Gary Williams and Bonnie Bernstein at the NCAA Final Four
Bonnie Bernstein interviewing Maryland head coach Gary Williams at the 2002 NCAA Final Four.

Part of She Got Game's mission is to broaden how we define the power of athletics. While we rightfully celebrate the profound impact of Title IX on women's sports participation, we can't turn a blind eye to the fact girls exit sports at a higher frequency and earlier age than boys. The "why" factors are varied-- access issues, lack of college scholarship or pro opportunities, the impact of puberty on our bodies, and, yes, the negative stigma that still exists around girls playing sports. But if we, as parents, coaches, and adults of influence emphasize sports' long-term benefits with young women, perhaps, when at that crossroad, they'll choose to stay, with the understanding that what they're learning on the fields of play tees them up for the game of life.

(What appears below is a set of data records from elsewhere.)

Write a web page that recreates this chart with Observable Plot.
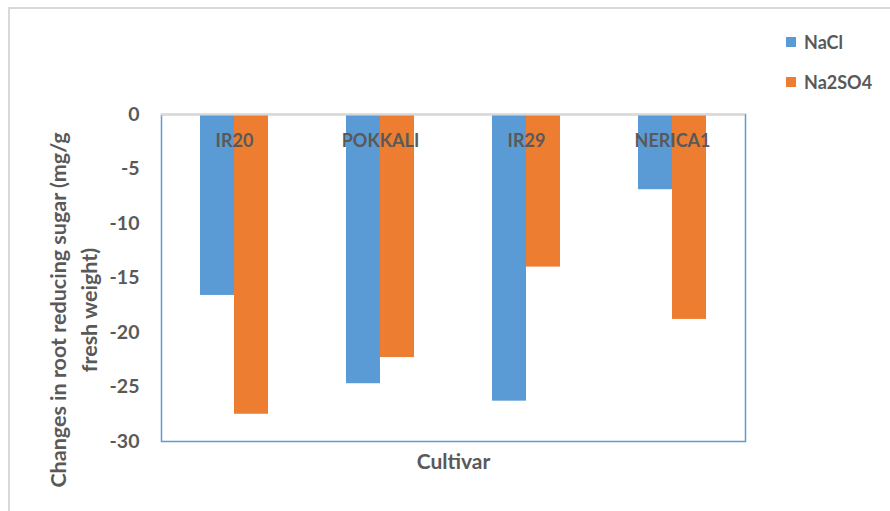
<!DOCTYPE html>
<html>
<head>
<meta charset="utf-8">
<script src="https://cdn.jsdelivr.net/npm/d3@7"></script>
<script src="https://cdn.jsdelivr.net/npm/@observablehq/plot@0.6"></script>
<style>
  html, body { margin: 0; padding: 0; background: #fff; }
  #chart { position: relative; width: 890px; height: 511px; overflow: hidden; font-family: Lato, "Open Sans", sans-serif; }
  #outline { position: absolute; left: 8px; top: 7px; width: 1000px; height: 1000px;
             border-left: 2px solid #d9d9d9; border-top: 2px solid #d9d9d9; pointer-events: none; }
  #legend { position: absolute; left: 0; top: 0; width: 890px; height: 100px; z-index: 2; }
  .item { position: absolute; left: 786px; display: flex; align-items: center;
          font-size: 18px; font-weight: bold; color: #595959; }
  .swatch { width: 10px; height: 10px; margin-right: 8px; }
  svg { display: block; }
</style>
</head>
<body>
<div id="chart">
  <div id="outline"></div>
  <div id="legend"></div>
</div>
<script>
// Cultivars and the change in root reducing sugar (mg/g fresh weight) per salt treatment
const cultivars = ["IR20", "POKKALI", "IR29", "NERICA1"];
const treatments = ["NaCl", "Na2SO4"];
const naclValues = [-16.6, -24.7, -26.3, -6.9];
const na2so4Values = [-27.5, -22.3, -14.0, -18.8];
const treatmentColors = ["#5B9BD5", "#ED7D31"];
const yTicks = [0, -5, -10, -15, -20, -25, -30];

const rows = cultivars.flatMap((c, i) => [
  {cultivar: c, treatment: treatments[0], value: naclValues[i]},
  {cultivar: c, treatment: treatments[1], value: na2so4Values[i]}
]);

const textGray = "#595959";

// Legend (stacked vertically at the upper right)
const legend = document.getElementById("legend");
treatments.forEach((t, i) => {
  const item = document.createElement("div");
  item.className = "item";
  item.style.top = (31 + i * 40) + "px";
  const sw = document.createElement("span");
  sw.className = "swatch";
  sw.style.background = treatmentColors[i];
  const label = document.createElement("span");
  label.textContent = t;
  item.append(sw, label);
  legend.append(item);
});

const chart = Plot.plot({
  width: 890,
  height: 511,
  marginTop: 114,
  marginBottom: 70,
  marginLeft: 159,
  marginRight: 144,
  style: {fontFamily: "Lato, 'Open Sans', sans-serif", background: "transparent"},
  fx: {domain: cultivars, padding: 0, axis: null},
  x: {domain: treatments, paddingInner: 0, paddingOuter: 1.1, axis: null},
  y: {domain: [-30, 0]},
  color: {domain: treatments, range: treatmentColors},
  marks: [
    Plot.barY(rows, {fx: "cultivar", x: "treatment", y1: 0, y2: "value", fill: "treatment"}),
    Plot.frame({facet: "super", stroke: "#5B9BD5", strokeWidth: 1.5}),
    Plot.ruleY([0], {stroke: "#d9d9d9", strokeWidth: 2}),
    Plot.text(cultivars, {fx: d => d, text: d => d, frameAnchor: "top", lineAnchor: "middle", dy: 27,
      fontSize: 18, fontWeight: "bold", fill: textGray}),
    Plot.axisY({ticks: yTicks, tickFormat: d => String(d), tickSize: 0, tickPadding: 22,
      fontSize: 19.5, fontWeight: "bold", fill: textGray, label: null}),
    Plot.text(["Changes in root reducing sugar (mg/g\nfresh weight)"], {facet: "super",
      frameAnchor: "left", textAnchor: "middle", lineAnchor: "middle", rotate: -90,
      dx: -90, dy: 32, lineHeight: 1.42,
      fontSize: 21.5, fontWeight: "bold", fill: textGray}),
    Plot.text(["Cultivar"], {facet: "super", frameAnchor: "bottom", lineAnchor: "middle", dy: 21,
      fontSize: 21, fontWeight: "bold", fill: textGray})
  ]
});

document.getElementById("chart").append(chart);
</script>
</body>
</html>
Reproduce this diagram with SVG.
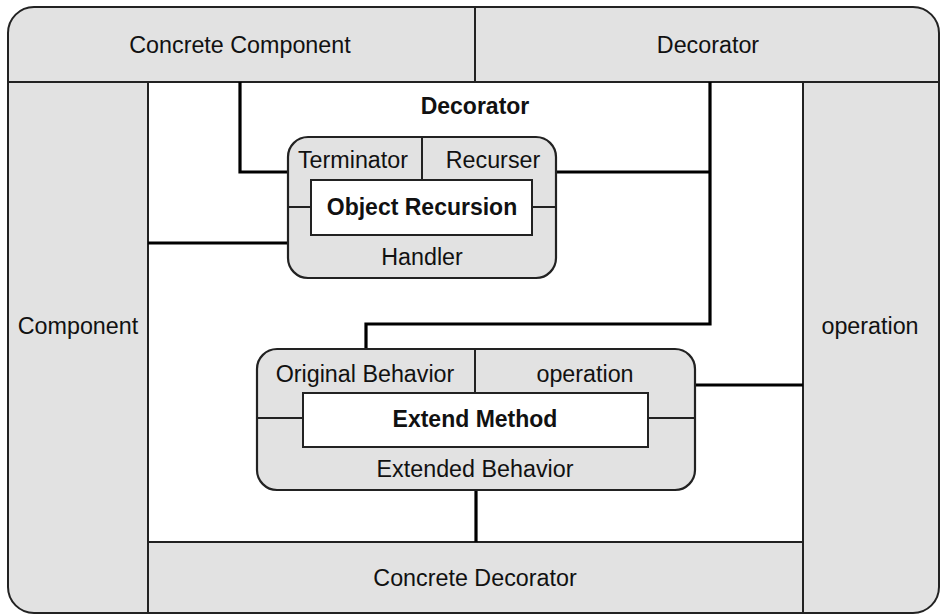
<svg xmlns="http://www.w3.org/2000/svg" width="941" height="615" viewBox="0 0 941 615">
<style>
text{font-family:"Liberation Sans",Arial,sans-serif;font-size:23.3px;fill:#111;text-anchor:middle}
.b{font-weight:bold;font-size:23px}
.frame{fill:#e2e2e2;stroke:#222;stroke-width:2}
.thin{stroke:#222;stroke-width:2;fill:none}
.node{fill:#e2e2e2;stroke:#222;stroke-width:2.2}
.inner{fill:#fff;stroke:#222;stroke-width:2}
.conn{stroke:#000;stroke-width:3.2;fill:none}
</style>
<rect width="941" height="615" fill="#fff"/>
<g id="frame">
<rect class="frame" x="8" y="7" width="931" height="606" rx="26"/>
<rect x="148" y="82" width="655" height="460" fill="#fff"/>
<path class="thin" d="M8 82H939M475 7V82M148 82V613M803 82V613M148 542H803"/>
</g>
<g id="concrete-component"><text x="240" y="53">Concrete Component</text></g>
<g id="decorator-top"><text x="708" y="53">Decorator</text></g>
<g id="component"><text x="78" y="334">Component</text></g>
<g id="operation-right"><text x="870" y="334">operation</text></g>
<g id="concrete-decorator"><text x="475" y="586">Concrete Decorator</text></g>
<g id="decorator-label"><text class="b" x="475" y="114">Decorator</text></g>
<g id="connectors">
<path class="conn" d="M240 82V172H288"/>
<path class="conn" d="M556 172H710"/>
<path class="conn" d="M710 82V324H366V349"/>
<path class="conn" d="M148 243H288"/>
<path class="conn" d="M695 385H803"/>
<path class="conn" d="M476 490V542"/>
</g>
<g id="object-recursion">
<rect class="node" x="288" y="137" width="268" height="141" rx="20"/>
<path class="thin" d="M422 137V180M288 207H311M532 207H556"/>
<rect class="inner" x="311" y="180" width="221" height="55"/>
<text x="353" y="168">Terminator</text>
<text x="493" y="168">Recurser</text>
<text class="b" x="422" y="215">Object Recursion</text>
<text x="422" y="265">Handler</text>
</g>
<g id="extend-method">
<rect class="node" x="257" y="349" width="438" height="141" rx="20"/>
<path class="thin" d="M475 349V393M257 418H303M648 418H695"/>
<rect class="inner" x="303" y="393" width="345" height="54"/>
<text x="365" y="382">Original Behavior</text>
<text x="585" y="382">operation</text>
<text class="b" x="475" y="427">Extend Method</text>
<text x="475" y="477">Extended Behavior</text>
</g>
</svg>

I still vividly recall those days in College Park, hobbling on crutches in the dead of winter from New Leonardtown, through Frat Row, all across campus for classes and rehab. The agonizing process of breaking up the scar tissue surrounding my knee, after two months in a full leg brace. Rebuilding a fully-atrophied leg to endure the pounding of gymnastics. It was a brutal stretch where, at times, I contemplated leaving school and moving home to New Jersey.

Thankfully, my inner-athlete prevailed. Because I can say with the utmost certainty that absent of everything sports has taught me, my life, and career, would look very... very... different.